How to replace all elements of a list by a rule "element" -> "element_"

Here is one way:

Pattern[#, Blank[]] & /@ {a, b, c, d, e, f, g, h, i, j}
(* {a_, b_, c_, d_, e_, f_, g_, h_, i_, j_} *)

An inspection of the FullForm of a_ reveals why this works:

a_ // FullForm
(* Pattern[a, Blank[]] *)

We can abbreviate slightly if we realize that the InputForm of Blank[] is _:

Pattern[#, _] & /@ {a, b, c, d, e, f, g, h, i, j}
(* {a_, b_, c_, d_, e_, f_, g_, h_, i_, j_} *)

As an alternative approach, one might think to use pattern-matching replacement instead:

Replace[{a, b, c, d, e, f, g, h, i, j}, s_Symbol :> s_, {1}]
(*
  RuleDelayed::rhs: Pattern s_ appears on the right-hand side of rule s_Symbol:>s_.
  {a_, b_, c_, d_, e_, f_, g_, h_, i_, j_}
*)

... but Mathematica issues a warning because most of the time having a pattern on the right-hand side of a rule is a mistake. In this particular case it is not an error, so we have to use Quiet to tell Mathematica that:

Quiet[Replace[{a, b, c, d, e, f, g, h, i, j}, s_Symbol :> s_, {1}], RuleDelayed::rhs]
(* {a_, b_, c_, d_, e_, f_, g_, h_, i_, j_} *)

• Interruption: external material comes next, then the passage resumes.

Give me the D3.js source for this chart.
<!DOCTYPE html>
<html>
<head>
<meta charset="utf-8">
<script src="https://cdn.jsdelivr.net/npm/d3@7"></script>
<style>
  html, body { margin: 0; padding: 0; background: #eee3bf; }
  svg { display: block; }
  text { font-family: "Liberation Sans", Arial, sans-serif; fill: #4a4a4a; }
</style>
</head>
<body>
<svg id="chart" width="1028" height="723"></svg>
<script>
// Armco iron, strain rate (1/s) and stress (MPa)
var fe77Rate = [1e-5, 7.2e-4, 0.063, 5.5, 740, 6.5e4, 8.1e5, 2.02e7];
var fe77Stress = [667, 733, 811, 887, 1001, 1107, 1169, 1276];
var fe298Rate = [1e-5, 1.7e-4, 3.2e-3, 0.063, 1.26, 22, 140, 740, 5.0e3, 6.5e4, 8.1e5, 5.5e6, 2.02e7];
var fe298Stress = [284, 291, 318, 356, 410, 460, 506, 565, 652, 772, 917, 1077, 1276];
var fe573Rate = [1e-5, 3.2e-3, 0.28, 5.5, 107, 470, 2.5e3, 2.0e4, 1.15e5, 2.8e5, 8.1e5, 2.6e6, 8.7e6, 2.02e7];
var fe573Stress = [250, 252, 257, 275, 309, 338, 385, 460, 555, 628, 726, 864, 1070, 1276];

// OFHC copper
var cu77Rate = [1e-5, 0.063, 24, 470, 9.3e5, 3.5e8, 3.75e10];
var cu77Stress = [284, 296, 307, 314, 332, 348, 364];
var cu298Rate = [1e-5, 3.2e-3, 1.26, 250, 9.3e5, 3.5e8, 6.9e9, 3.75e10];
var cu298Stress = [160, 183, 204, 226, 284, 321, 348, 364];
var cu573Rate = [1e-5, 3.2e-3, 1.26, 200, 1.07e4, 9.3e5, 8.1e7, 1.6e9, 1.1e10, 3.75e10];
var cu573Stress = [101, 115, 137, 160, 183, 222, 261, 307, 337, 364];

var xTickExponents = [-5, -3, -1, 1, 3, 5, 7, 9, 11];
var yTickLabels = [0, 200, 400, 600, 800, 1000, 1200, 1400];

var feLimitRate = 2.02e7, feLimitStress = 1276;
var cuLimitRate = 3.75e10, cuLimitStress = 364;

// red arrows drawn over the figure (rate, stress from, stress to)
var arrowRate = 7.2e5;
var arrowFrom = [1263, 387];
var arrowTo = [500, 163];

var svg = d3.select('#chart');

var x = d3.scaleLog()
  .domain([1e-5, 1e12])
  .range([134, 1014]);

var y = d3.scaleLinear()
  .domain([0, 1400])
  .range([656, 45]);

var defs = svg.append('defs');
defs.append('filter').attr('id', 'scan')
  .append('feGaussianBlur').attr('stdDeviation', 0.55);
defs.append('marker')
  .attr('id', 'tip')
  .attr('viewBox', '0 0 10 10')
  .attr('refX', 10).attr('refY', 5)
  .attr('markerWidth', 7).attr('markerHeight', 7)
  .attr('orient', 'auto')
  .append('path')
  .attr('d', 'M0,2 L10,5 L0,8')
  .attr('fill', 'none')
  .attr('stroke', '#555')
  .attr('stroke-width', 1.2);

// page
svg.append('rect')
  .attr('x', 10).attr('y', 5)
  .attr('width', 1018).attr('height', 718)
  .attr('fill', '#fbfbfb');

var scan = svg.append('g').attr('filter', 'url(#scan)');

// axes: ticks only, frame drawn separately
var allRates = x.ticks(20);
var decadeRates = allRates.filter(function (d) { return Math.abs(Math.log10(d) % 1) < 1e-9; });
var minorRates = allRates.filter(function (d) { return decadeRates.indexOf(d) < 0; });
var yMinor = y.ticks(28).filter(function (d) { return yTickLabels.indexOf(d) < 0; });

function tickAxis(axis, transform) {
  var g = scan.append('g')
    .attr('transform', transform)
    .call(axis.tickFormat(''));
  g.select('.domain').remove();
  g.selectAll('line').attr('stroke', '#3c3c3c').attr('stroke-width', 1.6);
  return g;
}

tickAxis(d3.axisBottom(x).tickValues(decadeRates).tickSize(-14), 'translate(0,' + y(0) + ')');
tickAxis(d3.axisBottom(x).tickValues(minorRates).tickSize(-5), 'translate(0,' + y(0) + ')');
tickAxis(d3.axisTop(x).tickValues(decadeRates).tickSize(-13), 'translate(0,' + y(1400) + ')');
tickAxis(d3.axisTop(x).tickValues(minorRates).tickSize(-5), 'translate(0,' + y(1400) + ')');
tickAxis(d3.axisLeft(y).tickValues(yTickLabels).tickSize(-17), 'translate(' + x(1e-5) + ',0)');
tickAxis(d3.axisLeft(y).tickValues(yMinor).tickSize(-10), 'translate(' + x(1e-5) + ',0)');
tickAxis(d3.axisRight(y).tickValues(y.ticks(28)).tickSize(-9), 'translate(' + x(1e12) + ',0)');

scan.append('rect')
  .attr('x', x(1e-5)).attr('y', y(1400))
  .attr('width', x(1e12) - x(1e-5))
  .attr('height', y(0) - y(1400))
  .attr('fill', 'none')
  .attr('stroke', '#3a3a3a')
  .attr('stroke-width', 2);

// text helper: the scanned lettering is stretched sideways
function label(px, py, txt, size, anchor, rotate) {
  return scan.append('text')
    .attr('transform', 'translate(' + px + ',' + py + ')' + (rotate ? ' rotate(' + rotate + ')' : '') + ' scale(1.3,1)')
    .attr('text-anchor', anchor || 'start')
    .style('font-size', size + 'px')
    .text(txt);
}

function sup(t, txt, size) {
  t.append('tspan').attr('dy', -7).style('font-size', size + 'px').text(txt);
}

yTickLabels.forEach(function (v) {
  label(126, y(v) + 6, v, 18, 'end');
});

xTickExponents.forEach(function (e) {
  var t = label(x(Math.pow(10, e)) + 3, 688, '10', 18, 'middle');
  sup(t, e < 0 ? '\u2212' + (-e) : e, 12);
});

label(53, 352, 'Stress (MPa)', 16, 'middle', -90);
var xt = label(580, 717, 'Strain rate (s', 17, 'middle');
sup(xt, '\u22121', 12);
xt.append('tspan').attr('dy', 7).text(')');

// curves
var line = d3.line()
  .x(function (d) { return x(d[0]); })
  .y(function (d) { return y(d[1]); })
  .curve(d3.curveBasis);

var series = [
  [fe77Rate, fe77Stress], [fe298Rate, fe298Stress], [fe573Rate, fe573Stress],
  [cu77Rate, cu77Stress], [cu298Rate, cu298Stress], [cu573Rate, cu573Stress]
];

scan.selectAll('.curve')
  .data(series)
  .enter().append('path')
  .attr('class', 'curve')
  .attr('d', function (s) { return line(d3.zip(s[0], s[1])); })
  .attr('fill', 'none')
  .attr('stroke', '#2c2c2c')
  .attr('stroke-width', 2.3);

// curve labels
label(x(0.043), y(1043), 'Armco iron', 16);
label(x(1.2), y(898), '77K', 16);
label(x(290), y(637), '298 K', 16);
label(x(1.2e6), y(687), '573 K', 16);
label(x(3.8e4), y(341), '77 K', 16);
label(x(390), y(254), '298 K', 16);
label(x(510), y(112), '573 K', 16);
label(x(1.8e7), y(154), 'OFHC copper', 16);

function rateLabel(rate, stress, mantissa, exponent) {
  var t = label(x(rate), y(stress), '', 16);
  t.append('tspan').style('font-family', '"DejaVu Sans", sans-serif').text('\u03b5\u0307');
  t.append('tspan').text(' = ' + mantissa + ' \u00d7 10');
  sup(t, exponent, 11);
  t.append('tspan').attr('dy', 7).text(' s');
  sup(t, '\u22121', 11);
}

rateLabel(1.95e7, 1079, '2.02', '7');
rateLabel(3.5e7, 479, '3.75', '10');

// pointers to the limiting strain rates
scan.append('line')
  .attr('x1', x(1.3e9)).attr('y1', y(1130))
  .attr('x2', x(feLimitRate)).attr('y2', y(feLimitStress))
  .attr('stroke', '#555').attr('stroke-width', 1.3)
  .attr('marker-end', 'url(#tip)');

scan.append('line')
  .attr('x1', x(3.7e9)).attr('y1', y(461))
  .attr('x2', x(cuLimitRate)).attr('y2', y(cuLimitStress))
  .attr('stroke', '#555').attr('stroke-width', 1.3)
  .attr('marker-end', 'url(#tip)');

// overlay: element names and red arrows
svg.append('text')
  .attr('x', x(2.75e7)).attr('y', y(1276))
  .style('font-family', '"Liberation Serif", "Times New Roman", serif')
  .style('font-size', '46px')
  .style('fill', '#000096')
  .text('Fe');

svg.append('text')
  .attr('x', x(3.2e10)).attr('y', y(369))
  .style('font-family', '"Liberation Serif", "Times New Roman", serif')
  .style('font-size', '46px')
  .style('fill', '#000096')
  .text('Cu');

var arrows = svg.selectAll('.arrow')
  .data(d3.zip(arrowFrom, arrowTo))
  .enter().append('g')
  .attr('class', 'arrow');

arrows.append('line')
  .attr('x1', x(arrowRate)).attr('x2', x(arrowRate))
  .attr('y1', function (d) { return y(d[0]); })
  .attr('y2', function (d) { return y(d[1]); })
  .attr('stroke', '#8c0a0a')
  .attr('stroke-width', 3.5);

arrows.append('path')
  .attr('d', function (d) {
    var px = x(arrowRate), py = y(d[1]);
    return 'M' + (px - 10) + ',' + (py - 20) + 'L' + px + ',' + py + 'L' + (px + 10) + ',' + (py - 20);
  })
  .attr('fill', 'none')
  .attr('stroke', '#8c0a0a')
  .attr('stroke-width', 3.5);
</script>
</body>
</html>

A few additional alternatives to inject patterns on the rhs:

list = {a, b, c, d, e, f, g, h, i, j};

Replace[list, a_ :> (x_ /. x -> a), 1]

{a_, b_, c_, d_, e_, f_, g_, h_, i_, j_}

Replace[list, a_ :> (Pattern[#, _] &@a), 1]

{a_, b_, c_, d_, e_, f_, g_, h_, i_, j_}

Activate @ Replace[list, a_ :> Inactive[Pattern][a, _], 1]

{a_, b_, c_, d_, e_, f_, g_, h_, i_, j_}

Replace[list, a_ :> foo[a, _], 1] /. foo -> Pattern

{a_, b_, c_, d_, e_, f_, g_, h_, i_, j_}

convert it to string and then deal with it

ToExpression@StringJoin[#,"_"]&/@ToString/@{a,b,c,d,e}

a shorter way

ToExpression@StringJoin[ToString@#,"_"]&/@{a,b,c,d,e}